Write out all of the entries that follow, word for word, but skip the pictures.

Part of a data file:
Start

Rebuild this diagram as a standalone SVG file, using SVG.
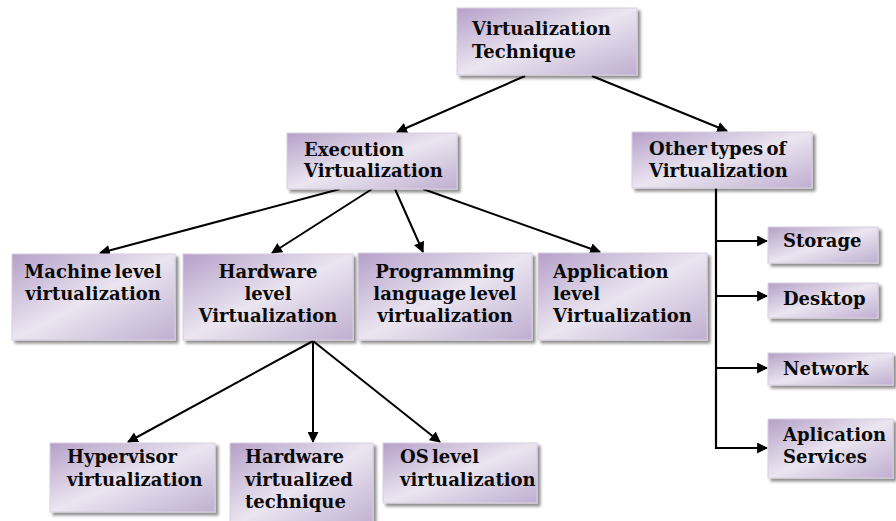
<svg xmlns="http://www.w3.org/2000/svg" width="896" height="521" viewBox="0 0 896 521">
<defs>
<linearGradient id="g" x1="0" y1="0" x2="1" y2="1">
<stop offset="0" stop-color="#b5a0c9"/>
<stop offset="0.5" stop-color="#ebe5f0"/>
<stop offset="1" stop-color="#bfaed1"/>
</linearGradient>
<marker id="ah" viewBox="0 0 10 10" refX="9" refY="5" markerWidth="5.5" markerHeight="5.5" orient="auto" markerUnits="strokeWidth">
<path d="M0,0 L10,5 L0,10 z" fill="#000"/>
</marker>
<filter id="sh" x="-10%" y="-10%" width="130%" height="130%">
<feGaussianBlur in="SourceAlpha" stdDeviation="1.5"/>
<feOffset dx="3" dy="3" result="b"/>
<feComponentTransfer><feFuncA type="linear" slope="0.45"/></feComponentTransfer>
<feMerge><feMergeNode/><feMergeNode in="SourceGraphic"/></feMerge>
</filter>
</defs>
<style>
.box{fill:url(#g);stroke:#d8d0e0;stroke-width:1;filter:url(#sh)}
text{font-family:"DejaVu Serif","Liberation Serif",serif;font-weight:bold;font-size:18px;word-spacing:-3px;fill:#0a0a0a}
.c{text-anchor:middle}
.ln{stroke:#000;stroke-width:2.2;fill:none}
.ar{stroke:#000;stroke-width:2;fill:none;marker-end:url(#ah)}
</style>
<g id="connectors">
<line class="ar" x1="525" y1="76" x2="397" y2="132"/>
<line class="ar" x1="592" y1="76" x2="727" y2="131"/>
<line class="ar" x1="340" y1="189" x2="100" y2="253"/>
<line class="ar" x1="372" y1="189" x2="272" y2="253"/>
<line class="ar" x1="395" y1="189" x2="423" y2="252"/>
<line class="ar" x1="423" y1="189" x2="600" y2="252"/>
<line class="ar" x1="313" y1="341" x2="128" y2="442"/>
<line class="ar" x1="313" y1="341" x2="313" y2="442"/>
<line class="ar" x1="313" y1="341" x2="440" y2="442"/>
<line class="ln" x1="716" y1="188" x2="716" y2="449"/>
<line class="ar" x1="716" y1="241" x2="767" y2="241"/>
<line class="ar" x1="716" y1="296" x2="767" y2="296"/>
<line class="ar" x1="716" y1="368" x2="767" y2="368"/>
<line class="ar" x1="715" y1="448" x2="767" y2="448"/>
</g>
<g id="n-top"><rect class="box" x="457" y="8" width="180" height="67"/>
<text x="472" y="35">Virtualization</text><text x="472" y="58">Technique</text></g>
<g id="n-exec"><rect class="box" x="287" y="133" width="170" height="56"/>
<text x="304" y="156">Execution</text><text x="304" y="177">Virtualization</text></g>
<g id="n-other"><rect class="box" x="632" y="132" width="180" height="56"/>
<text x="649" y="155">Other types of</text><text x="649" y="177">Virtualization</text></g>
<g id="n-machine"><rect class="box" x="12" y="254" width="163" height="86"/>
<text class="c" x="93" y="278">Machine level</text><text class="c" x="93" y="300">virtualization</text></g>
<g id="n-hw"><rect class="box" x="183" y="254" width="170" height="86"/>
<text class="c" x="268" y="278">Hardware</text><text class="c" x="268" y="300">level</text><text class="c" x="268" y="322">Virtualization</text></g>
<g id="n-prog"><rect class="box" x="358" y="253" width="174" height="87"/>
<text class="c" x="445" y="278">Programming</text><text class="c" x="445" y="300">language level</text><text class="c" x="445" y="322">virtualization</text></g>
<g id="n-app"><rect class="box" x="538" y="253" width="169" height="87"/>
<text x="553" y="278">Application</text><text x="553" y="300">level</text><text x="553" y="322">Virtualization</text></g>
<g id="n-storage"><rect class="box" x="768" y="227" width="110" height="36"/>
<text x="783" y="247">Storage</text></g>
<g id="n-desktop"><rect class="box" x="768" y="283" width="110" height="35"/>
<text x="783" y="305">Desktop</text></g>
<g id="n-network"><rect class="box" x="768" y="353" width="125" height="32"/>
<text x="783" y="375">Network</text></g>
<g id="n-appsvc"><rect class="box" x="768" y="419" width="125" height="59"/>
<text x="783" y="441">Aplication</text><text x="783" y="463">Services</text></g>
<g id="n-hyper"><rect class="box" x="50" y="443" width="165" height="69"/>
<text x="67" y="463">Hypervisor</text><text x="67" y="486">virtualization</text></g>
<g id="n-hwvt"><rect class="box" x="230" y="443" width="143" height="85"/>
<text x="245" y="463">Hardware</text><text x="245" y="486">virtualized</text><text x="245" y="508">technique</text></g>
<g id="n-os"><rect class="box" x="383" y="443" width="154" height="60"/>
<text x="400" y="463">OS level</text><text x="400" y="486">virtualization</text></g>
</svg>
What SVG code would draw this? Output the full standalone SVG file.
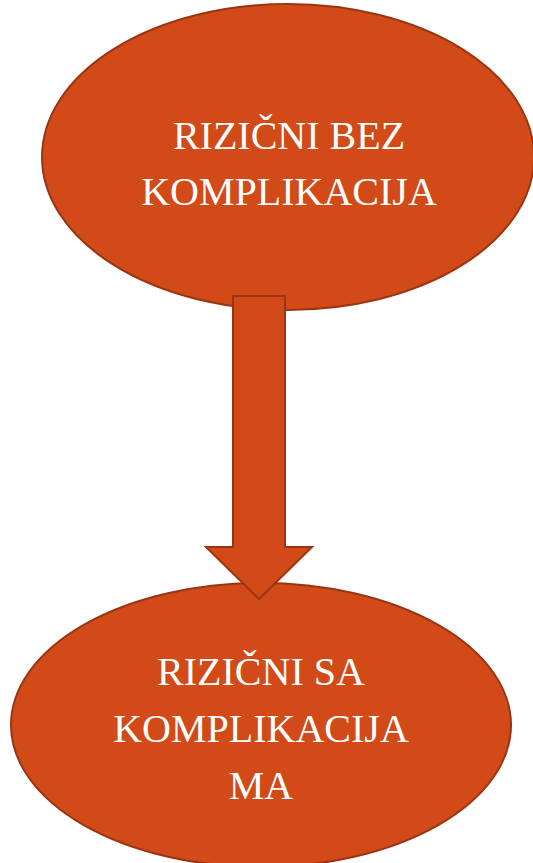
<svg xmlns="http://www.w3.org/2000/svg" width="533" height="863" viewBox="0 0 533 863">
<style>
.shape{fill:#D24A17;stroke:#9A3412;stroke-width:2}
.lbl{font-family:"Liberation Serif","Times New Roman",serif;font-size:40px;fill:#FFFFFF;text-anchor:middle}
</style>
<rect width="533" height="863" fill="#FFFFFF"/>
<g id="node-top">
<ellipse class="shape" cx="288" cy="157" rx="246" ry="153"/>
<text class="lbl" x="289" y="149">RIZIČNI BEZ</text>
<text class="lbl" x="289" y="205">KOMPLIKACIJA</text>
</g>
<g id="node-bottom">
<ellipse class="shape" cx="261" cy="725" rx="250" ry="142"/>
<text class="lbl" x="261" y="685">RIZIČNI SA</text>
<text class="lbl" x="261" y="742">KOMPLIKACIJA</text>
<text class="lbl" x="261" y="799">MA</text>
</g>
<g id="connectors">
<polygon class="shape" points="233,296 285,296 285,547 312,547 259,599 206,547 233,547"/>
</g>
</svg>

End

## Written response
Rebuild this diagram as a standalone SVG file, using SVG.
<svg xmlns="http://www.w3.org/2000/svg" width="896" height="521" viewBox="0 0 896 521">
<defs>
<linearGradient id="g" x1="0" y1="0" x2="1" y2="1">
<stop offset="0" stop-color="#b5a0c9"/>
<stop offset="0.5" stop-color="#ebe5f0"/>
<stop offset="1" stop-color="#bfaed1"/>
</linearGradient>
<marker id="ah" viewBox="0 0 10 10" refX="9" refY="5" markerWidth="5.5" markerHeight="5.5" orient="auto" markerUnits="strokeWidth">
<path d="M0,0 L10,5 L0,10 z" fill="#000"/>
</marker>
<filter id="sh" x="-10%" y="-10%" width="130%" height="130%">
<feGaussianBlur in="SourceAlpha" stdDeviation="1.5"/>
<feOffset dx="3" dy="3" result="b"/>
<feComponentTransfer><feFuncA type="linear" slope="0.45"/></feComponentTransfer>
<feMerge><feMergeNode/><feMergeNode in="SourceGraphic"/></feMerge>
</filter>
</defs>
<style>
.box{fill:url(#g);stroke:#d8d0e0;stroke-width:1;filter:url(#sh)}
text{font-family:"DejaVu Serif","Liberation Serif",serif;font-weight:bold;font-size:18px;word-spacing:-3px;fill:#0a0a0a}
.c{text-anchor:middle}
.ln{stroke:#000;stroke-width:2.2;fill:none}
.ar{stroke:#000;stroke-width:2;fill:none;marker-end:url(#ah)}
</style>
<g id="connectors">
<line class="ar" x1="525" y1="76" x2="397" y2="132"/>
<line class="ar" x1="592" y1="76" x2="727" y2="131"/>
<line class="ar" x1="340" y1="189" x2="100" y2="253"/>
<line class="ar" x1="372" y1="189" x2="272" y2="253"/>
<line class="ar" x1="395" y1="189" x2="423" y2="252"/>
<line class="ar" x1="423" y1="189" x2="600" y2="252"/>
<line class="ar" x1="313" y1="341" x2="128" y2="442"/>
<line class="ar" x1="313" y1="341" x2="313" y2="442"/>
<line class="ar" x1="313" y1="341" x2="440" y2="442"/>
<line class="ln" x1="716" y1="188" x2="716" y2="449"/>
<line class="ar" x1="716" y1="241" x2="767" y2="241"/>
<line class="ar" x1="716" y1="296" x2="767" y2="296"/>
<line class="ar" x1="716" y1="368" x2="767" y2="368"/>
<line class="ar" x1="715" y1="448" x2="767" y2="448"/>
</g>
<g id="n-top"><rect class="box" x="457" y="8" width="180" height="67"/>
<text x="472" y="35">Virtualization</text><text x="472" y="58">Technique</text></g>
<g id="n-exec"><rect class="box" x="287" y="133" width="170" height="56"/>
<text x="304" y="156">Execution</text><text x="304" y="177">Virtualization</text></g>
<g id="n-other"><rect class="box" x="632" y="132" width="180" height="56"/>
<text x="649" y="155">Other types of</text><text x="649" y="177">Virtualization</text></g>
<g id="n-machine"><rect class="box" x="12" y="254" width="163" height="86"/>
<text class="c" x="93" y="278">Machine level</text><text class="c" x="93" y="300">virtualization</text></g>
<g id="n-hw"><rect class="box" x="183" y="254" width="170" height="86"/>
<text class="c" x="268" y="278">Hardware</text><text class="c" x="268" y="300">level</text><text class="c" x="268" y="322">Virtualization</text></g>
<g id="n-prog"><rect class="box" x="358" y="253" width="174" height="87"/>
<text class="c" x="445" y="278">Programming</text><text class="c" x="445" y="300">language level</text><text class="c" x="445" y="322">virtualization</text></g>
<g id="n-app"><rect class="box" x="538" y="253" width="169" height="87"/>
<text x="553" y="278">Application</text><text x="553" y="300">level</text><text x="553" y="322">Virtualization</text></g>
<g id="n-storage"><rect class="box" x="768" y="227" width="110" height="36"/>
<text x="783" y="247">Storage</text></g>
<g id="n-desktop"><rect class="box" x="768" y="283" width="110" height="35"/>
<text x="783" y="305">Desktop</text></g>
<g id="n-network"><rect class="box" x="768" y="353" width="125" height="32"/>
<text x="783" y="375">Network</text></g>
<g id="n-appsvc"><rect class="box" x="768" y="419" width="125" height="59"/>
<text x="783" y="441">Aplication</text><text x="783" y="463">Services</text></g>
<g id="n-hyper"><rect class="box" x="50" y="443" width="165" height="69"/>
<text x="67" y="463">Hypervisor</text><text x="67" y="486">virtualization</text></g>
<g id="n-hwvt"><rect class="box" x="230" y="443" width="143" height="85"/>
<text x="245" y="463">Hardware</text><text x="245" y="486">virtualized</text><text x="245" y="508">technique</text></g>
<g id="n-os"><rect class="box" x="383" y="443" width="154" height="60"/>
<text x="400" y="463">OS level</text><text x="400" y="486">virtualization</text></g>
</svg>
What SVG code would draw this? Output the full standalone SVG file.
<svg xmlns="http://www.w3.org/2000/svg" width="533" height="863" viewBox="0 0 533 863">
<style>
.shape{fill:#D24A17;stroke:#9A3412;stroke-width:2}
.lbl{font-family:"Liberation Serif","Times New Roman",serif;font-size:40px;fill:#FFFFFF;text-anchor:middle}
</style>
<rect width="533" height="863" fill="#FFFFFF"/>
<g id="node-top">
<ellipse class="shape" cx="288" cy="157" rx="246" ry="153"/>
<text class="lbl" x="289" y="149">RIZIČNI BEZ</text>
<text class="lbl" x="289" y="205">KOMPLIKACIJA</text>
</g>
<g id="node-bottom">
<ellipse class="shape" cx="261" cy="725" rx="250" ry="142"/>
<text class="lbl" x="261" y="685">RIZIČNI SA</text>
<text class="lbl" x="261" y="742">KOMPLIKACIJA</text>
<text class="lbl" x="261" y="799">MA</text>
</g>
<g id="connectors">
<polygon class="shape" points="233,296 285,296 285,547 312,547 259,599 206,547 233,547"/>
</g>
</svg>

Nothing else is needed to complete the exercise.